With Mondrian’s accompanying conviction that artworks should be restricted to primary colors, white, and black—and clean vertical and horizontal lines—Mondrian accordingly transformed his space in the city’s Montparnasse district, which he inhabited for some 15 years.

Mondrian fashioned this studio at 26 rue du Départ (which the Tate Liverpool recreated in 2014) into a whitewashed environment with elements of blue, red, yellow, black, and grey. He arranged colored and blank cardboard rectangles on the walls, and his furniture and accessories adhered to the same palette. The studio mirrored the stark compositions of his late work, as well as referencing his earlier abstractions, which featured a wider range of colors and busier compositions.

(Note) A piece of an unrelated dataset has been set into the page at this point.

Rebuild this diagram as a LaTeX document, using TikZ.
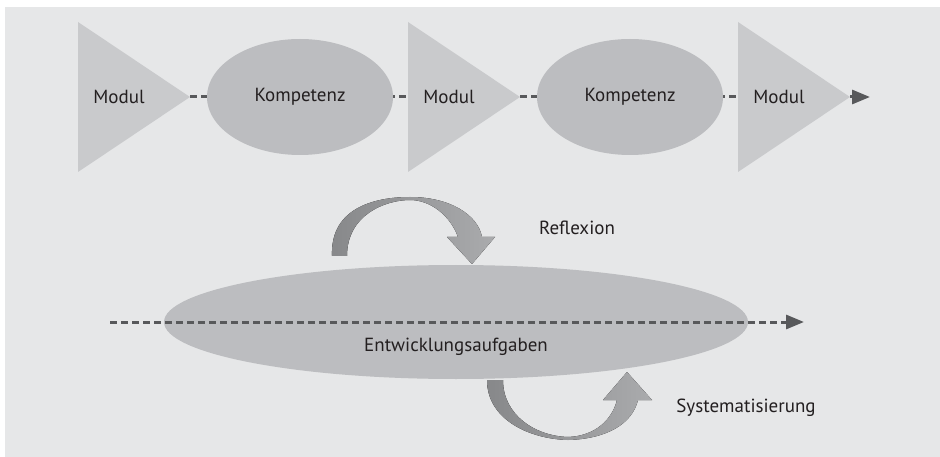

In 1927, as he continued to develop his painting style, Mondrian also laid out an interior design philosophy, calling for homes to be a series of “colored and colorless planes, combined with furniture and equipment, which must be nothing in themselves but constituent elements of a whole.” He even suggested turning any representational paintings to face the wall, such that they would become plain rectangles in step with the lines of an architectural space.

Reconstruction of Mondrian’s studio at 26 Rue du Départ, Paris, which was on display in “Mondrian and his Studios” at Tate Liverpool from 6 June - 5 October 2014. © Tate Photography, David Lambert & Rod Tidnam. Courtesy of Tate.

Mondrian immigrated to New York in 1940, on the heels of a two-year sojourn in London. He had moved to Britain in 1938 to flee the threat of German invasion in Paris, only to leave London for the States when World War II moved northward.

Mondrian’s New York flat on East 59th Street in Manhattan was a white box peppered with small squares in his signature primary palette, with the studio’s desks, bookcases, and chairs forming the vertical and horizontal lines that he championed. The space paralleled the mature phase of his practice, which was marked by even more pared-down compositions.

While Mondrian’s studios seem to translate his paintings into three dimensions, the artist considered interior space to be distinct from painting. He believed that Neo-Plastic painting represented a closed or complete world unto itself, but an interior could never be viewed in its entirety or conceived of as a unified whole in quite the same way.

It’s not difficult to understand, however, why the peace and order of Neo-Plasticism would have appealed to Mondrian as a design aesthetic. For the Dutch artist, these studios must have served as refuge at a time when he was repeatedly uprooted due to events that lay beyond his control.